Source code in mlir_rl_artifact/model.py

def forward(self, obs: torch.Tensor) -> list[Optional[Distribution]]:
    """Forward pass of the policy model.

    Args:
        obs: The input tensor.

    Returns:
        The distributions for each action.
    """
    embedded = self.backbone(self.lstm(obs))
    actions_logits = [head(embedded) if head else None for head in self.heads]

    return ActionSpace.distributions(obs, *actions_logits)

`loss(actions_log_p, actions_bev_log_p, off_policy_rates, advantages, clip_range=0.2)`

Calculate the policy loss.

Parameters:

Name	Type	Description	Default
`actions_log_p`	`Tensor`	The log probabilities of the new actions.	required
`actions_bev_log_p`	`Tensor`	The log probabilities of the actions under the behavior policy.	required
`off_policy_rates`	`Tensor`	The rate between the old policy and the behavioral (mu) policy.	required
`advantages`	`Tensor`	The advantages of the actions.	required
`clip_range`	`float`	The clipping range for the policy loss.	`0.2`

Returns:

Type	Description
`Tensor`	The policy loss.
`Tensor`	The ratio clip fraction (for logging purposes)

Source code in mlir_rl_artifact/model.py

def loss(self, actions_log_p: torch.Tensor, actions_bev_log_p: torch.Tensor, off_policy_rates: torch.Tensor, advantages: torch.Tensor, clip_range: float = 0.2) -> tuple[torch.Tensor, torch.Tensor]:
    """Calculate the policy loss.

    Args:
        actions_log_p: The log probabilities of the new actions.
        actions_bev_log_p: The log probabilities of the actions under the behavior policy.
        off_policy_rates: The rate between the old policy and the behavioral (mu) policy.
        advantages: The advantages of the actions.
        clip_range: The clipping range for the policy loss.

    Returns:
        The policy loss.
        The ratio clip fraction (for logging purposes)
    """
    ratios = torch.exp(torch.clamp(actions_log_p - actions_bev_log_p, -80.0, 80.0))
    surr1 = ratios * advantages
    surr2 = torch.clamp(ratios, (1 - clip_range) * off_policy_rates, (1 + clip_range) * off_policy_rates) * advantages
    clip_frac = (torch.abs((ratios / off_policy_rates - 1)) > clip_range).float().mean()
    return - torch.min(surr1, surr2).mean(), clip_frac

`LSTMEmbedding()`

Bases: Module

LSTM-based embedding layer for producer-consumer encoding.

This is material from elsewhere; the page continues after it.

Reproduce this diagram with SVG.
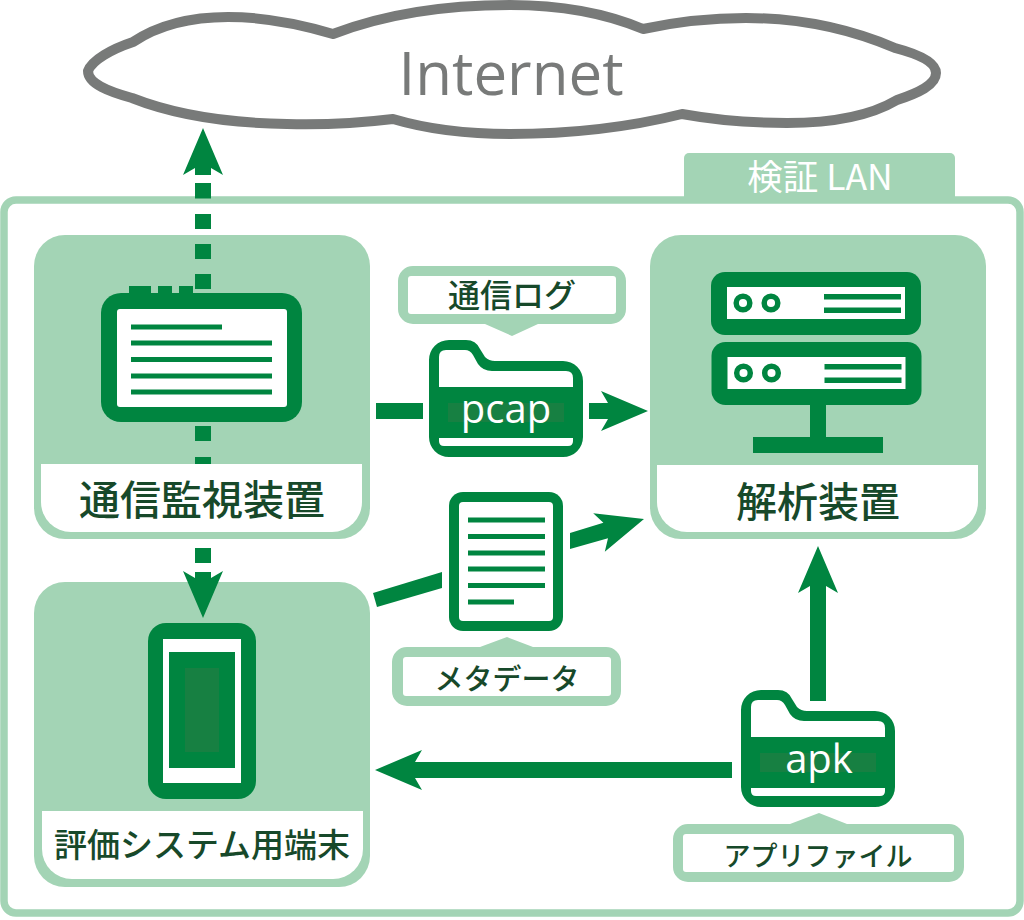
<svg xmlns="http://www.w3.org/2000/svg" width="1024" height="920" viewBox="0 0 1024 920">
<style>
.g{fill:#008540}.l{fill:#a3d4b5}.w{fill:#fff}.bg{fill:#178042}
.t{font-family:"Noto Sans CJK JP","Noto Sans",sans-serif;font-weight:500;fill:#17492a;text-anchor:middle}
.f{font-family:"Open Sans","Noto Sans",sans-serif;fill:#fff;font-size:40px;text-anchor:middle}
.c{fill:none;stroke:#008540;stroke-width:16}
.led{fill:#fff;stroke:#008540;stroke-width:5.5}
</style>
<defs>
<marker id="ah" markerUnits="userSpaceOnUse" markerWidth="50" markerHeight="42" refX="7" refY="21" orient="auto"><path class="g" d="M0 1L7 13V29L0 41L47 21Z"/></marker>
<g id="folder"><path class="g" d="M429 360a20 20 0 0 1 20-20h17q10 0 14 9l5 8q4 4 10 4H563a20 20 0 0 1 20 20V437a20 20 0 0 1-20 20H449a20 20 0 0 1-20-20Z"/><path class="w" d="M439 387V357q0-7 7-7h19q5 0 8 5l5 9q5 7 14 7H566q7 0 7 7V387Z"/><path class="w" d="M439 438H573V441q0 5-5 5H444q-5 0-5-5Z"/></g>
<g id="srv"><rect class="g" x="711" y="272" width="210" height="63" rx="14"/><rect class="w" x="727" y="287" width="178" height="32"/><circle class="led" cx="743" cy="303" r="6.8"/><circle class="led" cx="771" cy="303" r="6.8"/><rect class="g" x="824" y="294" width="77" height="5.5"/><rect class="g" x="824" y="307.500" width="77" height="5.500"/></g>
</defs>
<g id="lan"><rect x="4" y="200" width="1016" height="713" rx="12" fill="#fff" stroke="#a3d4b5" stroke-width="7.500"/><path class="l" d="M684 200V158a5 5 0 0 1 5-5H950a5 5 0 0 1 5 5V200Z"/><text x="820" y="190" font-size="35.500" style="font-family:'Noto Sans CJK JP','Open Sans',sans-serif;text-anchor:middle;fill:#fff">検証 LAN</text></g>
<g id="internet"><path d="M88 71C92 60 112 49 133 42C160 24 195 17 228 17C265 17 300 24 333 34C385 14 445 5 510 5C560 5 605 13 643 29C680 21 715 18 746 18C805 18 855 31 895 48C918 54 936 62 936 73C936 85 918 93 897 100C870 116 830 123 787 123C750 123 715 120 682 114C630 127 570 134 510 134C470 134 430 130 393 119C360 123 325 125 287 124C225 123 175 115 132 98C110 92 88 84 88 71Z" fill="#fff" stroke="#787a79" stroke-width="10" stroke-linejoin="round"/><text x="511" y="95" font-size="60" text-anchor="middle" fill="#787a79" style="font-family:'Open Sans','Noto Sans',sans-serif">Internet</text></g>
<g id="monitor"><rect class="l" x="34" y="235" width="336" height="304" rx="31"/><path class="w" d="M41 464H362V502a30 30 0 0 1-30 30H71a30 30 0 0 1-30-30Z"/><path class="g" d="M129 286H151V293H158V286H172V293H179V286H193V293H129Z"/><rect class="g" x="101" y="293" width="201" height="129" rx="20"/><rect class="w" x="117" y="309" width="170" height="98" rx="3"/><path class="g" d="M131 324.500H222V329.500H131ZM131 340.500H272V345.500H131ZM131 357H272V362H131ZM131 373.500H272V378.500H131ZM131 389.500H272V394.500H131Z"/><text class="t" x="202" y="515" font-size="41">通信監視装置</text></g>
<g id="analyzer"><rect class="l" x="650" y="235" width="336" height="304" rx="31"/><path class="w" d="M657 465H978V502a30 30 0 0 1-30 30H687a30 30 0 0 1-30-30Z"/><use href="#srv"/><use href="#srv" y="70" x="0.500"/><path class="g" d="M810 405H826V437H883V453H753V437H810Z"/><text class="t" x="818" y="517" font-size="41">解析装置</text></g>
<g id="terminal"><rect class="l" x="34" y="582" width="336" height="305" rx="31"/><path class="w" d="M42 811H363V849a30 30 0 0 1-30 30H72a30 30 0 0 1-30-30Z"/><rect class="g" x="148" y="623" width="108" height="176" rx="18"/><rect class="w" x="163" y="639" width="78" height="144"/><rect class="g" x="169" y="652" width="66" height="116"/><rect class="bg" x="185" y="668" width="34" height="84"/><text class="t" x="202" y="857" font-size="33">評価システム用端末</text></g>
<g id="pcap"><use href="#folder"/><rect class="bg" x="448" y="403" width="116" height="19"/><text class="f" x="506" y="423">pcap</text></g>
<g id="pcap-label"><path class="l" d="M413 266H611a15 15 0 0 1 15 15V309a15 15 0 0 1-15 15H538L512 336L485 324H413a15 15 0 0 1-15-15V281a15 15 0 0 1 15-15Z"/><rect class="w" x="408" y="276" width="208" height="38" rx="3"/><text class="t" x="512" y="307" font-size="32">通信ログ</text></g>
<g id="metadata"><rect class="g" x="449" y="492" width="114" height="139" rx="14"/><rect class="w" x="459" y="502" width="94" height="119" rx="4"/><path class="g" d="M468 517.500H545V522.500H468ZM468 534H545V539H468ZM468 550.500H545V555.500H468ZM468 566.500H545V571.500H468ZM468 583H545V588H468ZM468 599.500H514V604.500H468Z"/></g>
<g id="metadata-label"><path class="l" d="M407 647H480L507 637L533 647H606a15 15 0 0 1 15 15V691a15 15 0 0 1-15 15H407a15 15 0 0 1-15-15V662a15 15 0 0 1 15-15Z"/><rect class="w" x="403" y="657" width="208" height="39" rx="3"/><text class="t" x="507" y="690" font-size="29">メタデータ</text></g>
<g id="apk"><use href="#folder" x="312" y="350"/><rect class="bg" x="760" y="753" width="116" height="19"/><text class="f" x="819" y="773">apk</text></g>
<g id="apk-label"><path class="l" d="M688 824H790L819 813L847 824H949a15 15 0 0 1 15 15V867a15 15 0 0 1-15 15H688a15 15 0 0 1-15-15V839a15 15 0 0 1 15-15Z"/><rect class="w" x="683" y="834" width="271" height="38" rx="3"/><text class="t" x="818" y="866" font-size="27">アプリファイル</text></g>
<g id="connectors">
<path class="c" marker-end="url(#ah)" d="M203 289V274M203 259V244M203 229V214M203 198.500V183M203 175V168"/>
<path class="c" marker-end="url(#ah)" d="M203 426V441M203 457V464M203 548V563M203 572V578"/>
<path class="c" d="M376 411H423"/>
<path class="c" marker-end="url(#ah)" d="M589 411H608"/>
<polygon class="g" points="373,593 442,572 442,588 377,607"/>
<polygon class="g" points="570,533 603.400,522.800 593.200,513.300 644,519 604.800,551.700 608,538.200 570,549"/>
<path class="c" marker-end="url(#ah)" d="M818 701V586"/>
<path class="c" marker-end="url(#ah)" d="M732 770H415"/>
</g>
</svg>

Encodes operation features of both the consumer and producre into a dense embedding using LSTM layers.

Attributes:

Name	Type	Description
`output_size`	`int`	The output size of the embedding.
`embedding`	`Sequential`	The embedding layer.
`lstm`	`LSTM`	The LSTM layer.

Source code in mlir_rl_artifact/model.py

def __init__(self):
    """Initialize the LSTM embedding layer."""
    super(LSTMEmbedding, self).__init__()

    embedding_size = 411

    self.output_size = embedding_size + ActionHistory.size()

    self.embedding = nn.Sequential(
        nn.Linear(OpFeatures.size(), 512),
        nn.ELU(),
        nn.Dropout(0.225),
        nn.Linear(512, 512),
        nn.ELU(),
        nn.Dropout(0.225),
    )

    self.lstm = nn.LSTM(512, embedding_size)

`forward(obs)`

Forward pass of the LSTM embedding.

Parameters:

Name	Type	Description	Default
`obs`	`Tensor`	The input tensor.	required

Returns:

Type	Description
`Tensor`	The embedded tensor.

Source code in mlir_rl_artifact/model.py

def forward(self, obs: torch.Tensor) -> torch.Tensor:
    """Forward pass of the LSTM embedding.

    Args:
        obs: The input tensor.

    Returns:
        The embedded tensor.
    """
    consumer_feats = Observation.get_part(obs, OpFeatures)
    producer_feats = Observation.get_part(obs, ProducerOpFeatures)

    consumer_embeddings = self.embedding(consumer_feats).unsqueeze(0)
    producer_embeddings = self.embedding(producer_feats).unsqueeze(0)

    _, (final_hidden, _) = self.lstm(torch.cat((consumer_embeddings, producer_embeddings)))

    return torch.cat((final_hidden.squeeze(0), Observation.get_part(obs, ActionHistory)), 1)